The second Govan Local Lab took place on Saturday 8th June 2019 with funding from various partners including Clyde Docks Preservation Initiative, Govan Docks Regeneration Trust, Creative Europe and the Universities of Strathclyde and the West of Scotland. Twinned with a matching event in Gdańsk where students from the Architecture Department of Gdańsk University of Technology took on the task of revisioning the future of the shipyard, third year architecture students from the University of Strathlyde took on the matching task of revisioning the future of Govan’s Graving Docks.
The day had several complementary component parts: the display of the final student drawings, an invitation for local people and visitors to feed in their ideas about what could be best for the future of the docks (both by completing a questionnaire and by speaking to camera), and most importantly, an opportunity for them to vote on the designs presented by the students. We also had five official judges: two architects, two local people and the chair, a dignitary from the Trades House of Glasgow (Glasgow’s historic network of benevolent businessmen and traders) whowere guided and compered by ex director of the Royal Incorporation of Architects in Scotland.
We have noticed throughout the Memory of Water (MoW) project that walking is a methodology preferred by all sectors: activists walk to raise the profile and awareness of the potential of the site; artists conduct art walks; historians and archaeologists walk to uncover the past hidden within the landscape, planners and urbanists look to the future and so on. We had therefore, planned a walk that would include all the students, judges, local people and participants looking together with fresh eyes at the Docks and the wider Govan area. The heavens opened however and the walk was called off.
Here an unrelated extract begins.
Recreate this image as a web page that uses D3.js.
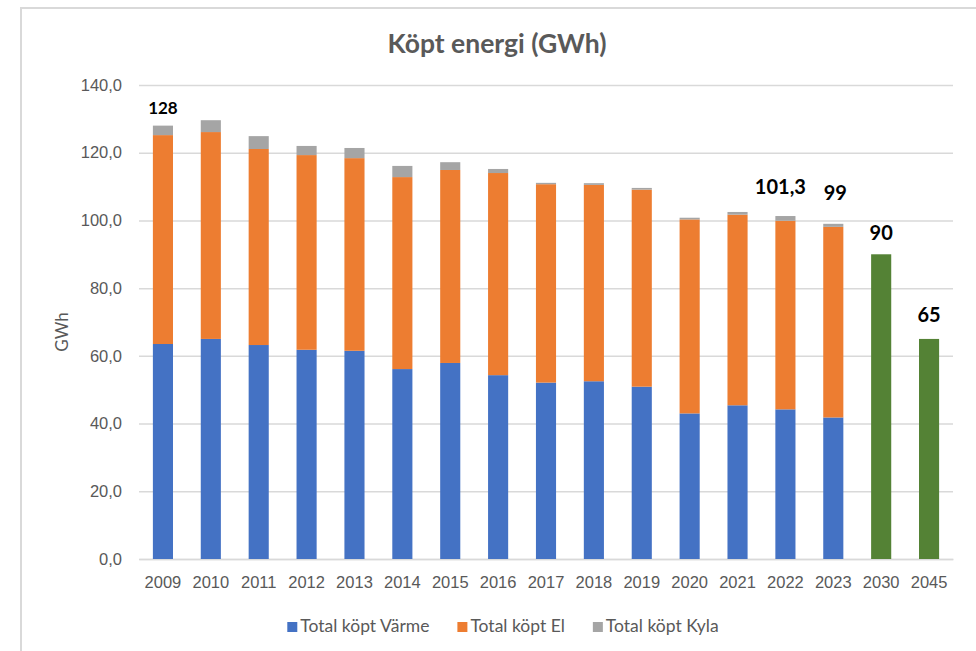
<!DOCTYPE html>
<html>
<head>
<meta charset="utf-8">
<script src="https://cdn.jsdelivr.net/npm/d3@7"></script>
<style>
  html, body { margin: 0; padding: 0; background: #fff; }
  svg { display: block; font-family: Lato, "Open Sans", sans-serif; }
</style>
</head>
<body>
<svg id="chart" width="976" height="651"></svg>
<script>
// ---- data ----
const years = ["2009","2010","2011","2012","2013","2014","2015","2016","2017","2018","2019","2020","2021","2022","2023","2030","2045"];
const varme = [63.5, 65.0, 63.2, 61.8, 61.5, 56.1, 57.9, 54.3, 52.1, 52.5, 50.9, 43.0, 45.4, 44.2, 41.8, 0, 0];
const el    = [61.7, 61.1, 57.9, 57.5, 56.9, 56.7, 57.0, 59.7, 58.6, 58.0, 58.2, 57.3, 56.3, 55.7, 56.3, 0, 0];
const kyla  = [2.8, 3.5, 3.8, 2.7, 3.0, 3.3, 2.3, 1.2, 0.4, 0.5, 0.5, 0.5, 0.8, 1.4, 0.9, 0, 0];
const target = [null, null, null, null, null, null, null, null, null, null, null, null, null, null, null, 90, 65];
const seriesNames = ["Total köpt Värme", "Total köpt El", "Total köpt Kyla"];
const labelYears = ["2009", "2022", "2023", "2030", "2045"];
const labelTexts = ["128", "101,3", "99", "90", "65"];
const yTicks = [0, 20, 40, 60, 80, 100, 120, 140];
const title = "Köpt energi (GWh)";
const yTitle = "GWh";

// ---- styles / layout ----
const colors = ["#4472C4", "#ED7D31", "#A5A5A5"];
const targetColor = "#548235";
const labelLayout = { "2009": {lift: 12, size: 17, dx: 0}, "2022": {lift: 22, size: 20, dx: -5}, "2023": {lift: 24, size: 20, dx: 2}, "2030": {lift: 14, size: 20, dx: 0}, "2045": {lift: 17, size: 20, dx: 0} };

const svg = d3.select("#chart");
const margin = { left: 139, right: 976 - 953, top: 85, bottom: 651 - 559 };
const W = 976, H = 651;

// outer frame
svg.append("rect").attr("x", 21).attr("y", 8).attr("width", 970).attr("height", 660)
  .attr("fill", "none").attr("stroke", "#d9d9d9").attr("stroke-width", 2);

const x = d3.scaleBand().domain(years).range([margin.left, W - margin.right])
  .paddingInner(0.58).paddingOuter(0.29);
const y = d3.scaleLinear().domain([0, 140]).range([H - margin.bottom, margin.top]);

const locale = d3.formatLocale({ decimal: ",", thousands: " ", grouping: [3], currency: ["", " kr"] });
const fmt = locale.format(".1f");

// gridlines + y axis labels
const yAxis = d3.axisLeft(y).tickValues(yTicks).tickFormat(fmt)
  .tickSize(-(W - margin.right - margin.left)).tickPadding(17);
const gy = svg.append("g").attr("transform", `translate(${margin.left},0)`).call(yAxis);
gy.select(".domain").remove();
gy.selectAll(".tick line").attr("stroke", "#d9d9d9").attr("stroke-width", 1.5);
gy.selectAll(".tick text").attr("fill", "#595959").attr("font-size", 16.5);

// x axis
const xAxis = d3.axisBottom(x).tickSize(0).tickPadding(17);
const gx = svg.append("g").attr("transform", `translate(0,${y(0)})`).call(xAxis);
gx.select(".domain").attr("stroke", "#d9d9d9").attr("stroke-width", 1.5);
gx.selectAll(".tick text").attr("fill", "#595959").attr("font-size", 16.5);

// stacked bars
const rows = years.map((yr, i) => ({ year: yr, v: varme[i], e: el[i], k: kyla[i] }));
const stack = d3.stack().keys(["v", "e", "k"]);
const stacked = stack(rows);
svg.append("g").selectAll("g").data(stacked).join("g")
  .attr("fill", (d, i) => colors[i])
  .selectAll("rect").data(d => d.filter(s => s[1] - s[0] > 0)).join("rect")
  .attr("x", d => x(d.data.year))
  .attr("width", x.bandwidth())
  .attr("y", d => y(d[1]))
  .attr("height", d => y(d[0]) - y(d[1]));

// target bars
const targets = years.map((yr, i) => ({ year: yr, t: target[i] })).filter(d => d.t != null);
svg.append("g").selectAll("rect").data(targets).join("rect")
  .attr("fill", targetColor)
  .attr("x", d => x(d.year)).attr("width", x.bandwidth())
  .attr("y", d => y(d.t)).attr("height", d => y(0) - y(d.t));

// data labels
const totals = years.map((yr, i) => target[i] != null ? target[i] : varme[i] + el[i] + kyla[i]);
svg.append("g").selectAll("text").data(labelYears.map((yr, i) => ({ year: yr, text: labelTexts[i] }))).join("text")
  .attr("x", d => x(d.year) + x.bandwidth() / 2 + labelLayout[d.year].dx)
  .attr("y", d => y(totals[years.indexOf(d.year)]) - labelLayout[d.year].lift)
  .attr("text-anchor", "middle")
  .attr("font-weight", "bold")
  .attr("font-size", d => labelLayout[d.year].size)
  .attr("fill", "#000")
  .text(d => d.text);

// title
svg.append("text").attr("x", 497).attr("y", 53).attr("text-anchor", "middle")
  .attr("font-size", 26.5).attr("font-weight", "bold").attr("fill", "#595959").text(title);

// y title
svg.append("text").attr("transform", "translate(68,332) rotate(-90)").attr("text-anchor", "middle")
  .attr("font-size", 17).attr("fill", "#595959").text(yTitle);

// legend
const legend = svg.append("g");
let lx = 0;
seriesNames.forEach((name, i) => {
  const g = legend.append("g").attr("transform", `translate(${lx},0)`);
  g.append("rect").attr("x", 0).attr("y", -10).attr("width", 10).attr("height", 10).attr("fill", colors[i]);
  const t = g.append("text").attr("x", 13).attr("y", 0).attr("font-size", 17.5).attr("fill", "#595959").text(name);
  lx += 13 + t.node().getComputedTextLength() + 28;
});
const legendWidth = lx - 28;
legend.attr("transform", `translate(${503 - legendWidth / 2},632)`);
</script>
</body>
</html>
The main event was the announcement of the winners of the competition. It was a slick set piece compered by Neil Baxter, ex-director of the Royal Incorporation of Architects in Scotland (RIAS) who welcomed us and described the process. With an introduction to Govan Docks Regeneration Trust (GDRT) and the MoW project from Iain McGillivary and Hamish Rhodes (who also described the extensive and intensive consultation process that GDRT have been running in Govan since September). Hamish has been talking to local people, businesses, groups, politicians and stakeholders: anyone with an interest in the future of the Graving Docks in fact. Hamish gave us a taster of the initial findings from that consultation. It is already very clear from the feedback that people do not want to see high-rise housing and hotels on the historic site. What they do want is for the heritage to be respected. Top of the wish list is to see the docks returned to industrial use for ship-building and ship repair. There is also an appetite for learning, small-scale retail, craft and,if there are to be housing units, affordable, scale-appropriate housing on the Govan Road edge.
The winning entry was from Christopher Witton whose design successfully incorporated all of these elements, delivering a covered pavilion space for art and culture, a dry dock for ship repair, recreation, heritage and learning.
One local councillor who attended the event commented that all of the ideas were «100% more imaginative than anything that the housing developers had come up with»
Our key questions for the day explored:
– What is the role of the architect in urban planning and how does the architect relate to the wider community?
– What skills does the architect need in order to co-create the designs and what do the designs lack if co-creation is missing?
– What kind of designs need to be in place that not only respect the heritage, are exciting and innovative, but also stack up as a business model?
– Apart from the finance, what are the issues and barriers to taking some/any of these plans forward?